**What the task requires**
Your task is to copy the listing exactly. Drop any pictures from the copy.

════════════════

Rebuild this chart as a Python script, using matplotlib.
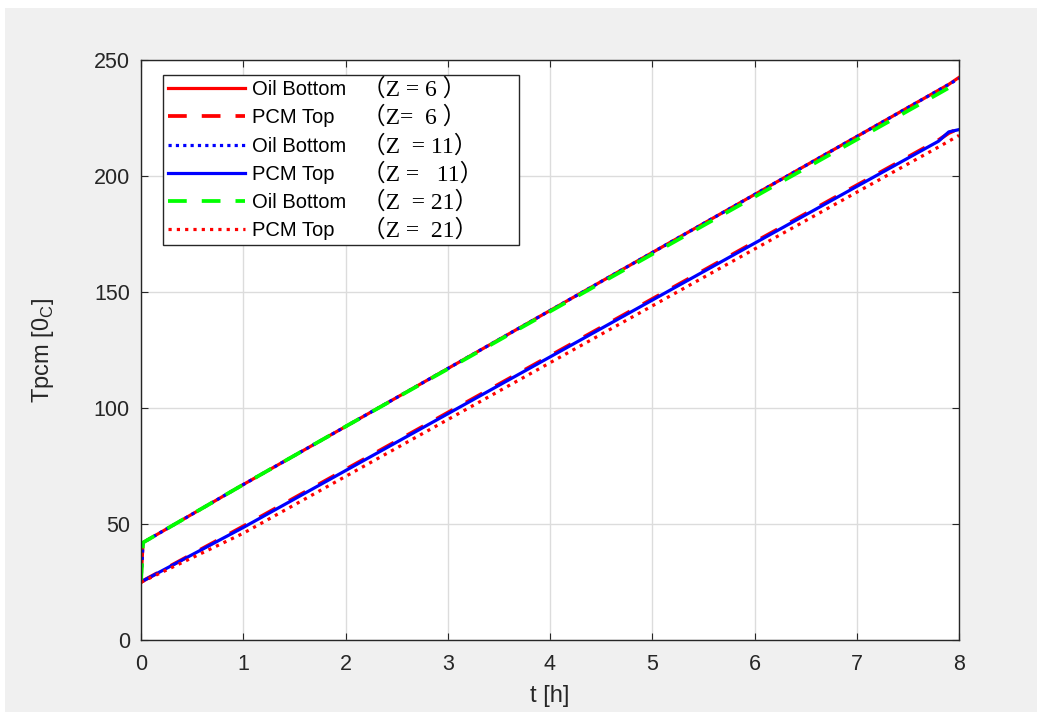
import matplotlib
matplotlib.use("Agg")
import matplotlib.pyplot as plt
from matplotlib.patches import Rectangle

# ---- data ----
t = [0, 0.02, 1, 2, 3, 4, 5, 6, 7, 7.8, 7.9, 8]
oil_z6 = [25, 42, 67, 92, 117, 142, 167, 192, 217, 237, 239.5, 242.5]
pcm_z6 = [25, 25.5, 49, 73.5, 98, 122.5, 147, 171.5, 196, 215.5, 218.5, 220.5]
oil_z11 = [25, 42, 67, 92, 117, 142, 167, 192, 217, 237, 239.5, 242]
pcm_z11 = [25, 25.5, 48.5, 73, 97.5, 122, 146.5, 171, 195.5, 215, 219, 220]
oil_z21 = [25, 42, 67, 92, 116.8, 141.6, 166.3, 191, 215.7, 235.5, 238, 240.5]
pcm_z21 = [25, 25.3, 46, 70.5, 95, 119.5, 144, 168.5, 193, 212.5, 215, 217.5]

labels = ["Oil Bottom", "PCM Top", "Oil Bottom", "PCM Top", "Oil Bottom", "PCM Top"]
zlabels = ["（Z = 6 ）", "（Z=  6 ）", "（Z  = 11）", "（Z =   11）", "（Z  = 21）", "（Z =  21）"]
xticks = [0, 1, 2, 3, 4, 5, 6, 7, 8]
yticks = [0, 50, 100, 150, 200, 250]

W, H = 1037, 717
fig = plt.figure(figsize=(W / 100, H / 100), dpi=100, facecolor="white")
fig.patches.append(Rectangle((5 / W, 5 / H), 1, 1 - 13 / H, transform=fig.transFigure,
                             facecolor="#f0f0f0", edgecolor="none", zorder=-10))

ax = fig.add_axes([141 / W, 1 - 640 / H, (959 - 141) / W, (640 - 60) / H])
ax.set_facecolor("white")

lw = 2.3
ax.plot(t, oil_z6, color="#ff0000", ls="-", lw=lw, label=labels[0])
ax.plot(t, pcm_z6, color="#ff0000", ls=(0, (5, 4)), lw=lw + 0.4, label=labels[1])
ax.plot(t, oil_z11, color="#0000ff", ls=(0, (1, 1.3)), lw=lw, label=labels[2])
ax.plot(t, pcm_z11, color="#0000ff", ls="-", lw=lw, label=labels[3])
ax.plot(t, oil_z21, color="#00ff00", ls=(0, (5, 4)), lw=lw + 0.4, label=labels[4])
ax.plot(t, pcm_z21, color="#ff0000", ls=(0, (1, 1.6)), lw=lw, label=labels[5])

ax.set_xlim(0, 8)
ax.set_ylim(0, 250)
ax.set_xticks(xticks)
ax.set_yticks(yticks)
tc = "#262626"
ax.tick_params(axis="both", direction="in", top=True, right=True, labelsize=15.5,
               colors=tc, length=5, width=0.8)
ax.tick_params(axis="x", pad=10)
ax.tick_params(axis="y", pad=8)
for lab in ax.get_xticklabels() + ax.get_yticklabels():
    lab.set_fontfamily("Liberation Sans")
for s in ax.spines.values():
    s.set_color(tc)
    s.set_linewidth(1.0)
ax.grid(True, color="#dcdcdc", lw=1.0)
ax.set_axisbelow(True)

ax.set_xlabel("t [h]", fontsize=17, family="Liberation Sans", color=tc, labelpad=7)
ax.set_ylabel(r"Tpcm [0$_\mathregular{C}$]", fontsize=17, family="Liberation Sans",
              color=tc, labelpad=27)

leg = ax.legend(loc="upper left", bbox_to_anchor=(0.027, 0.681, 0.435, 0.293),
                mode="expand", prop={"family": "Liberation Sans", "size": 14.5},
                handlelength=3.8, handletextpad=0.35, labelspacing=0.46,
                borderpad=0.25, borderaxespad=0, fancybox=False, framealpha=1,
                edgecolor=tc)
leg.get_frame().set_linewidth(1.0)

fig.canvas.draw()
r = fig.canvas.get_renderer()
for txt, zl in zip(leg.get_texts(), zlabels):
    bb = txt.get_window_extent(r)
    yc = (bb.y0 + bb.y1) / 2
    fig.text(362 / W, yc / H, zl, ha="left", va="center", fontsize=17,
             family=["Liberation Serif", "Noto Sans CJK SC"], color="black")

fig.savefig("out.png", dpi=100, facecolor=fig.get_facecolor())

════════════════

**Correct response**
Rebuild this chart as a Python script, using matplotlib.
import matplotlib
matplotlib.use("Agg")
import matplotlib.pyplot as plt
from matplotlib.patches import Rectangle

# ---- data ----
t = [0, 0.02, 1, 2, 3, 4, 5, 6, 7, 7.8, 7.9, 8]
oil_z6 = [25, 42, 67, 92, 117, 142, 167, 192, 217, 237, 239.5, 242.5]
pcm_z6 = [25, 25.5, 49, 73.5, 98, 122.5, 147, 171.5, 196, 215.5, 218.5, 220.5]
oil_z11 = [25, 42, 67, 92, 117, 142, 167, 192, 217, 237, 239.5, 242]
pcm_z11 = [25, 25.5, 48.5, 73, 97.5, 122, 146.5, 171, 195.5, 215, 219, 220]
oil_z21 = [25, 42, 67, 92, 116.8, 141.6, 166.3, 191, 215.7, 235.5, 238, 240.5]
pcm_z21 = [25, 25.3, 46, 70.5, 95, 119.5, 144, 168.5, 193, 212.5, 215, 217.5]

labels = ["Oil Bottom", "PCM Top", "Oil Bottom", "PCM Top", "Oil Bottom", "PCM Top"]
zlabels = ["（Z = 6 ）", "（Z=  6 ）", "（Z  = 11）", "（Z =   11）", "（Z  = 21）", "（Z =  21）"]
xticks = [0, 1, 2, 3, 4, 5, 6, 7, 8]
yticks = [0, 50, 100, 150, 200, 250]

W, H = 1037, 717
fig = plt.figure(figsize=(W / 100, H / 100), dpi=100, facecolor="white")
fig.patches.append(Rectangle((5 / W, 5 / H), 1, 1 - 13 / H, transform=fig.transFigure,
                             facecolor="#f0f0f0", edgecolor="none", zorder=-10))

ax = fig.add_axes([141 / W, 1 - 640 / H, (959 - 141) / W, (640 - 60) / H])
ax.set_facecolor("white")

lw = 2.3
ax.plot(t, oil_z6, color="#ff0000", ls="-", lw=lw, label=labels[0])
ax.plot(t, pcm_z6, color="#ff0000", ls=(0, (5, 4)), lw=lw + 0.4, label=labels[1])
ax.plot(t, oil_z11, color="#0000ff", ls=(0, (1, 1.3)), lw=lw, label=labels[2])
ax.plot(t, pcm_z11, color="#0000ff", ls="-", lw=lw, label=labels[3])
ax.plot(t, oil_z21, color="#00ff00", ls=(0, (5, 4)), lw=lw + 0.4, label=labels[4])
ax.plot(t, pcm_z21, color="#ff0000", ls=(0, (1, 1.6)), lw=lw, label=labels[5])

ax.set_xlim(0, 8)
ax.set_ylim(0, 250)
ax.set_xticks(xticks)
ax.set_yticks(yticks)
tc = "#262626"
ax.tick_params(axis="both", direction="in", top=True, right=True, labelsize=15.5,
               colors=tc, length=5, width=0.8)
ax.tick_params(axis="x", pad=10)
ax.tick_params(axis="y", pad=8)
for lab in ax.get_xticklabels() + ax.get_yticklabels():
    lab.set_fontfamily("Liberation Sans")
for s in ax.spines.values():
    s.set_color(tc)
    s.set_linewidth(1.0)
ax.grid(True, color="#dcdcdc", lw=1.0)
ax.set_axisbelow(True)

ax.set_xlabel("t [h]", fontsize=17, family="Liberation Sans", color=tc, labelpad=7)
ax.set_ylabel(r"Tpcm [0$_\mathregular{C}$]", fontsize=17, family="Liberation Sans",
              color=tc, labelpad=27)

leg = ax.legend(loc="upper left", bbox_to_anchor=(0.027, 0.681, 0.435, 0.293),
                mode="expand", prop={"family": "Liberation Sans", "size": 14.5},
                handlelength=3.8, handletextpad=0.35, labelspacing=0.46,
                borderpad=0.25, borderaxespad=0, fancybox=False, framealpha=1,
                edgecolor=tc)
leg.get_frame().set_linewidth(1.0)

fig.canvas.draw()
r = fig.canvas.get_renderer()
for txt, zl in zip(leg.get_texts(), zlabels):
    bb = txt.get_window_extent(r)
    yc = (bb.y0 + bb.y1) / 2
    fig.text(362 / W, yc / H, zl, ha="left", va="center", fontsize=17,
             family=["Liberation Serif", "Noto Sans CJK SC"], color="black")

fig.savefig("out.png", dpi=100, facecolor=fig.get_facecolor())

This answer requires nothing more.